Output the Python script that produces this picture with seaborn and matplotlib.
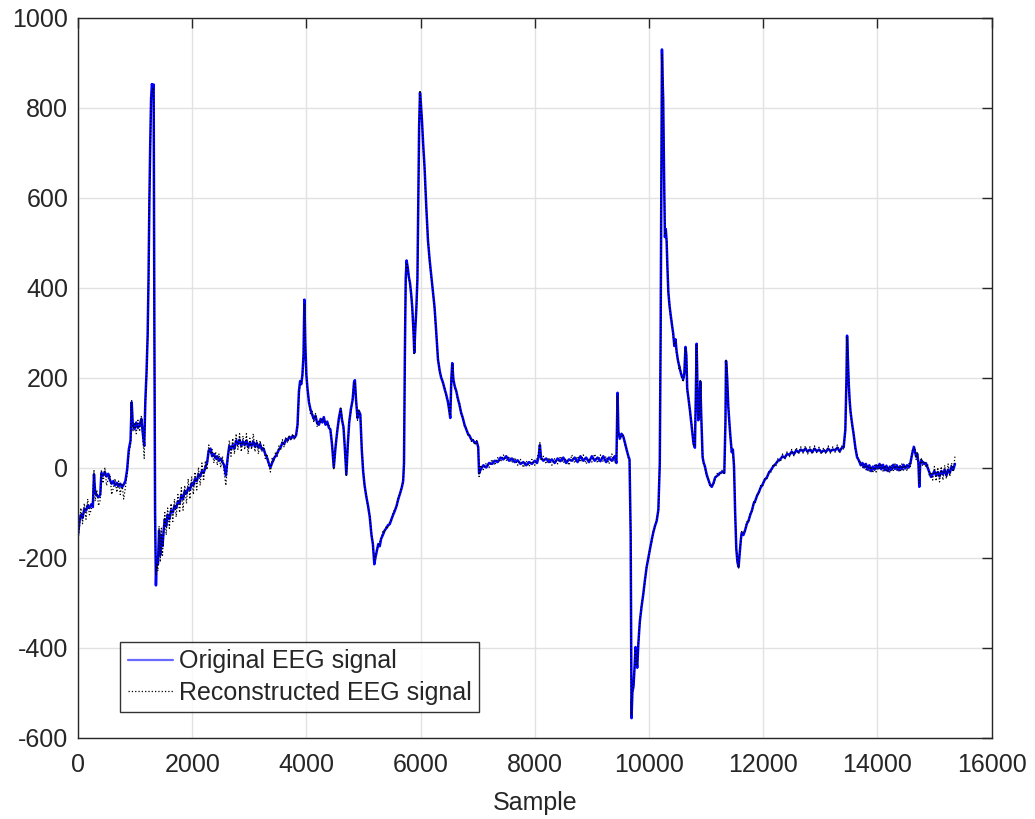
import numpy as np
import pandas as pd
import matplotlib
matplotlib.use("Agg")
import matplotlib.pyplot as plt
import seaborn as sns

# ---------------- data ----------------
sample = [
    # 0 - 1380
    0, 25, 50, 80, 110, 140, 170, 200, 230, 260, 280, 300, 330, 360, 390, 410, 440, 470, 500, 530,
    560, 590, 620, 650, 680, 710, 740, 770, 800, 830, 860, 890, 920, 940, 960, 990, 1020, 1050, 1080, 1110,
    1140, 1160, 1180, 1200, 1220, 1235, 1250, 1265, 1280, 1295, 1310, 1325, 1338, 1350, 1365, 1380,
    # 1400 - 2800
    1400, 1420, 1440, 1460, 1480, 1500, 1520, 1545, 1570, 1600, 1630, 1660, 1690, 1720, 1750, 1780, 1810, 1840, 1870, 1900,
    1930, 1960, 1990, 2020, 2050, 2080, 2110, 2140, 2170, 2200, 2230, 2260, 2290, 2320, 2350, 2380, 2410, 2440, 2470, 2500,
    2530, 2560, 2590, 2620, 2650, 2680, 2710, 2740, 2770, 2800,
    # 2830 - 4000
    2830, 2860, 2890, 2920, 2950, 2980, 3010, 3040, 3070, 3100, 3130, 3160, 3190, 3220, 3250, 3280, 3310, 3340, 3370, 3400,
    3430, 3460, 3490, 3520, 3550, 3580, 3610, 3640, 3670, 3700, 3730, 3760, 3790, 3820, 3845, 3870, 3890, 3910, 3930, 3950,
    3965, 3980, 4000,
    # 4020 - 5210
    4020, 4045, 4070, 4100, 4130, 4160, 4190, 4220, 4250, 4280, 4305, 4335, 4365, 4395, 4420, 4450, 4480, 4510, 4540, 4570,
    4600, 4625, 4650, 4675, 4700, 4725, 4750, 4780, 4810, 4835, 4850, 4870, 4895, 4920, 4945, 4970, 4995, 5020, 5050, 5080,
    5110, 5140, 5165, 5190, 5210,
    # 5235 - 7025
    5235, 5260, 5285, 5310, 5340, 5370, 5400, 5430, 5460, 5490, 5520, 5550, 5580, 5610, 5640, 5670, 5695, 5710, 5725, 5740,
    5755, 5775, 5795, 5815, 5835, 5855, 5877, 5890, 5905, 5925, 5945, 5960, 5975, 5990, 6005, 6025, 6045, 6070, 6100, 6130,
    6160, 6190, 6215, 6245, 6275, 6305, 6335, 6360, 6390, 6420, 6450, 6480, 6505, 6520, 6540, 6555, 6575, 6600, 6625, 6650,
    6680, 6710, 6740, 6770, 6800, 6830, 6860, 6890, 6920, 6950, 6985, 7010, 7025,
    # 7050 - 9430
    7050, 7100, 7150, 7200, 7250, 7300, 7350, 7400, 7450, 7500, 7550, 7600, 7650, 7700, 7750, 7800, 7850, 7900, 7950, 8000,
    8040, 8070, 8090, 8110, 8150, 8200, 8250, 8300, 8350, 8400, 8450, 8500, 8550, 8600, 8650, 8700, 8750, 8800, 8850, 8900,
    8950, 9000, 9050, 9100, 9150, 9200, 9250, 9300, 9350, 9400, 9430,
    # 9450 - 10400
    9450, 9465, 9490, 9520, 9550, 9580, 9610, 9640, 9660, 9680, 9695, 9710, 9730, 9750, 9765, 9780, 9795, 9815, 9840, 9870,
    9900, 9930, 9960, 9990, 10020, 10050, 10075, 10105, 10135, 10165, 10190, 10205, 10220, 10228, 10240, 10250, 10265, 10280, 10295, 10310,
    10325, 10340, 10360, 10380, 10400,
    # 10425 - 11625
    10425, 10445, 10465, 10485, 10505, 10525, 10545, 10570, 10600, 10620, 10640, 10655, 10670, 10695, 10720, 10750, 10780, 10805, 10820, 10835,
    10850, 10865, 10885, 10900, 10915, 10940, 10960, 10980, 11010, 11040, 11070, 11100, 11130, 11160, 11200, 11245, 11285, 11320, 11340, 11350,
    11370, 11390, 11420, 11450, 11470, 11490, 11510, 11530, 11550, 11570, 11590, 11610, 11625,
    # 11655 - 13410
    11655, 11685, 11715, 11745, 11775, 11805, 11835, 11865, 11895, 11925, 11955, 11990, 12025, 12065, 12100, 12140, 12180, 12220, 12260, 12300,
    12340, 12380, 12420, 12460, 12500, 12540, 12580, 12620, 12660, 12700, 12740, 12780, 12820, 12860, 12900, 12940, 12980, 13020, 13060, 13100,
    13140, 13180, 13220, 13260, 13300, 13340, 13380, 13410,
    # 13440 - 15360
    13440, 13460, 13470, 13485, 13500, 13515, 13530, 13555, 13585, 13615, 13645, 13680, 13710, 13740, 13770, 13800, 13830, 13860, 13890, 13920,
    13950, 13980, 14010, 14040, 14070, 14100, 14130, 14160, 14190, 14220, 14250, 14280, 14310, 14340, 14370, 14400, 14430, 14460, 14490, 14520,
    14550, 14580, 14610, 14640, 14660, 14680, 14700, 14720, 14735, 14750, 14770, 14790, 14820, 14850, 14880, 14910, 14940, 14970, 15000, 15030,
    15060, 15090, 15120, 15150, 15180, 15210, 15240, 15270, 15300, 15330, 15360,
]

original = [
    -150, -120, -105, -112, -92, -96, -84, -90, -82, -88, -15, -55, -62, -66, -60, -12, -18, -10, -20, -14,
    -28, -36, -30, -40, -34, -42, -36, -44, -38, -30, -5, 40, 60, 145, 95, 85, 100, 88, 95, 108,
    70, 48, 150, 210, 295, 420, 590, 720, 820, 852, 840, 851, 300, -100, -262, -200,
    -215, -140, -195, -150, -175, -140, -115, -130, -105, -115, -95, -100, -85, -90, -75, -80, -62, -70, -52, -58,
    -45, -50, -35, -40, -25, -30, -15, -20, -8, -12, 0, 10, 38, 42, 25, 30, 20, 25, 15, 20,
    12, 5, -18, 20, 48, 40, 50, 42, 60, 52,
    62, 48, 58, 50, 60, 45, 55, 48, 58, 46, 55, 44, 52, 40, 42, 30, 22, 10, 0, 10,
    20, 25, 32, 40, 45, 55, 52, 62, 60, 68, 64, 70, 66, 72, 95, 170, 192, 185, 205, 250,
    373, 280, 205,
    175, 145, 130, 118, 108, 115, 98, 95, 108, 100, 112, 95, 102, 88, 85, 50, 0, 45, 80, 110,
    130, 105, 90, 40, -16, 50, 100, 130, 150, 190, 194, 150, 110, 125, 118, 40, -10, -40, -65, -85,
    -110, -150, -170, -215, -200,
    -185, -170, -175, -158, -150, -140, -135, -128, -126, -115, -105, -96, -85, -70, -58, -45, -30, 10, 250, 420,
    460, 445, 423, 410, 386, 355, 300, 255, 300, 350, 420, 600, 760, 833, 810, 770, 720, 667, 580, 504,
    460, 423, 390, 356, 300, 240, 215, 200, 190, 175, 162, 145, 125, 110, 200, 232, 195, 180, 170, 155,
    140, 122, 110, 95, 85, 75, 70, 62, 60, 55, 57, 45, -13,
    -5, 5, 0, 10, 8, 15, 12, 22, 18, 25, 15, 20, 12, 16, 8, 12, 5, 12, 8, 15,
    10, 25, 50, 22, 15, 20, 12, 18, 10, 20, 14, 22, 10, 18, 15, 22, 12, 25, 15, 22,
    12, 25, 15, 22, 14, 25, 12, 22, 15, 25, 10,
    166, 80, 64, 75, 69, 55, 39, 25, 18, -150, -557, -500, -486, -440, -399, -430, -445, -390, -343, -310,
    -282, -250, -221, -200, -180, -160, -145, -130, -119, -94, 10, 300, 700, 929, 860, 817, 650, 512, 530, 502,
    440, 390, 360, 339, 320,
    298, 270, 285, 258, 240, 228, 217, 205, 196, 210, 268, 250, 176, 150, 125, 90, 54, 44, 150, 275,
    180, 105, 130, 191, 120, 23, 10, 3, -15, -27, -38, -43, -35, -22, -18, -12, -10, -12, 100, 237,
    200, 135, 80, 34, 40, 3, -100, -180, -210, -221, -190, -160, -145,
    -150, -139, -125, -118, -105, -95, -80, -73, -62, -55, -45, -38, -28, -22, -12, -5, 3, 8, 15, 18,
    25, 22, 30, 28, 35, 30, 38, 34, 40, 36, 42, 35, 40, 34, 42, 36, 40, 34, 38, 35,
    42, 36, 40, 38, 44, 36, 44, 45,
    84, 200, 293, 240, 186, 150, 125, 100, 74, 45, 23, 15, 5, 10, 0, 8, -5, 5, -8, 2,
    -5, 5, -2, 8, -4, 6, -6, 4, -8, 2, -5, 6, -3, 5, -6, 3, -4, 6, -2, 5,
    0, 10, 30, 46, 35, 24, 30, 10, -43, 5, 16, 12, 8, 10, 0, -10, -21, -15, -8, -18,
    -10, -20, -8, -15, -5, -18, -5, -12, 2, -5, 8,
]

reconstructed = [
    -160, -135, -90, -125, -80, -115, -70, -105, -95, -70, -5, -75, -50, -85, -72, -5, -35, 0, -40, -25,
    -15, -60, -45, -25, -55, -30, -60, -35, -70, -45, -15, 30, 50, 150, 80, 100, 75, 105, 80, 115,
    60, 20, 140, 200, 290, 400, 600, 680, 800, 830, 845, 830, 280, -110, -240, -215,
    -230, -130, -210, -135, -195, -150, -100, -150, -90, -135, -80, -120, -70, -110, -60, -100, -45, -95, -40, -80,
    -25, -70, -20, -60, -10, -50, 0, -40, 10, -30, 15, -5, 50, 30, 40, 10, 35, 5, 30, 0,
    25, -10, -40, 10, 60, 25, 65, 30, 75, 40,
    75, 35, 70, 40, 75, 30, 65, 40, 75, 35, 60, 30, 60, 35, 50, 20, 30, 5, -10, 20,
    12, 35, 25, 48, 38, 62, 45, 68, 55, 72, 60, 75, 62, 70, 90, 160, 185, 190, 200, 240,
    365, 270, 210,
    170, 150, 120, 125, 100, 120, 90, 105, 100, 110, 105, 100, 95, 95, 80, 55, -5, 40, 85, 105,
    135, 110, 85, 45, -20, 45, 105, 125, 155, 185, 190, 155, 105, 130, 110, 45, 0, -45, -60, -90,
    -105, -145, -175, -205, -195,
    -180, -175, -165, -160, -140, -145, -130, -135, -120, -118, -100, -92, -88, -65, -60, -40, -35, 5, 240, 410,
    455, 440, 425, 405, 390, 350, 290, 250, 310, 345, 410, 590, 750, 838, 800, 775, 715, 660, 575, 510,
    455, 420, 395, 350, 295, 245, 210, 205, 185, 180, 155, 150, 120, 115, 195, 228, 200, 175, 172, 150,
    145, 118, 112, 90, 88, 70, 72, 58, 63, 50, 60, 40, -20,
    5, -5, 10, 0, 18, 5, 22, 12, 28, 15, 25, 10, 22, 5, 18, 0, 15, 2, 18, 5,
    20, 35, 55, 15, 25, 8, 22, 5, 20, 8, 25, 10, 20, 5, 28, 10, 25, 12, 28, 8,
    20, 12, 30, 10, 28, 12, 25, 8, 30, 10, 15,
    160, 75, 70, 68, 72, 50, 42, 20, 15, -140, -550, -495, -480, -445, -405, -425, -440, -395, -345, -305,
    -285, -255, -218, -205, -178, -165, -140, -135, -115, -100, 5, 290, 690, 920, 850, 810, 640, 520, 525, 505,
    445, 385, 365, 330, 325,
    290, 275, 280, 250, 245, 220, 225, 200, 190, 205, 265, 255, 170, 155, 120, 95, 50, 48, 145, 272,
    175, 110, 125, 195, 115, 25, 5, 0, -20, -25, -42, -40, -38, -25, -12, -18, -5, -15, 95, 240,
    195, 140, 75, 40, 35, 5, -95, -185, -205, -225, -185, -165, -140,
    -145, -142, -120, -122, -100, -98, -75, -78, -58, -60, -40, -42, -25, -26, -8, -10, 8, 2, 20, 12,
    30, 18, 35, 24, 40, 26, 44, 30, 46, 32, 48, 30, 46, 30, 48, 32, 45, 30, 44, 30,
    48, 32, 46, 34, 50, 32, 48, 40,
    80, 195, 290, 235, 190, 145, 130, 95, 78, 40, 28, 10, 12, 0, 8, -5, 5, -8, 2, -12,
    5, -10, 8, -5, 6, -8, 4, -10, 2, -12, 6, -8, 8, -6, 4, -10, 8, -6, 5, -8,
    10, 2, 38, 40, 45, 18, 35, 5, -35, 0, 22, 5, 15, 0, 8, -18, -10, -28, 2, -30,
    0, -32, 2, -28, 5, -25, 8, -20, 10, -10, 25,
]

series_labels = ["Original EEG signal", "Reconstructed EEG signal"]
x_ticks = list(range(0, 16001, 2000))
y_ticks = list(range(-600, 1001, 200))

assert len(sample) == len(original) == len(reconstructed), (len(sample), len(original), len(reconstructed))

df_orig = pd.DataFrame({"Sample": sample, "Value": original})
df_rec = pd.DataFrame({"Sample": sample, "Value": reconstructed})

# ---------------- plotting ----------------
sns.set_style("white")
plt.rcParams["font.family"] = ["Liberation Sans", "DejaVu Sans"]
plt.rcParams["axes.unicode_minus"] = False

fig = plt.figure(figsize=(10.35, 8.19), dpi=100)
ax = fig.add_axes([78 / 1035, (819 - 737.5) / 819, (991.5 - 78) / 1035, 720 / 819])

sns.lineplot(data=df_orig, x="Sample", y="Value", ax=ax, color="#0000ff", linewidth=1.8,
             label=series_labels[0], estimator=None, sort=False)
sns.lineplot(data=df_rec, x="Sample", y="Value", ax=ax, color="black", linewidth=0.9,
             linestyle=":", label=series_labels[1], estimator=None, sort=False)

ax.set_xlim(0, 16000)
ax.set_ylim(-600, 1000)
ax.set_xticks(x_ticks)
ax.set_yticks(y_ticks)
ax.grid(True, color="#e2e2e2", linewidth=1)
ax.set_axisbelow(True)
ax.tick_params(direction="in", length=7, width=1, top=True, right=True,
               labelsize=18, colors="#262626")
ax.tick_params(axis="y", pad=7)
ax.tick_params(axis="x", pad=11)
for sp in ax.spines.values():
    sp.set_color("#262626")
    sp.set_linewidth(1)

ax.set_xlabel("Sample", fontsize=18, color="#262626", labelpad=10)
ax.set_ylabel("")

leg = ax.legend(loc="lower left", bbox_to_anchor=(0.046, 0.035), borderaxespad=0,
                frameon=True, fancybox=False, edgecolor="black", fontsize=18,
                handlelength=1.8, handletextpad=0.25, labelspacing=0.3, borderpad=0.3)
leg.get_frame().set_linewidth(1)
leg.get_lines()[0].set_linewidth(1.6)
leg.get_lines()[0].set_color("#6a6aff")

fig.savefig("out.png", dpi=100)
++++++++++
TASK REQUIREMENTS: The lines from the top of the data above through the one holding "import seaborn as sns" are to be repeated exactly, and only those, with no pictures.

WORKED ANSWER:
Output the Python script that produces this picture with seaborn and matplotlib.
import numpy as np
import pandas as pd
import matplotlib
matplotlib.use("Agg")
import matplotlib.pyplot as plt
import seaborn as sns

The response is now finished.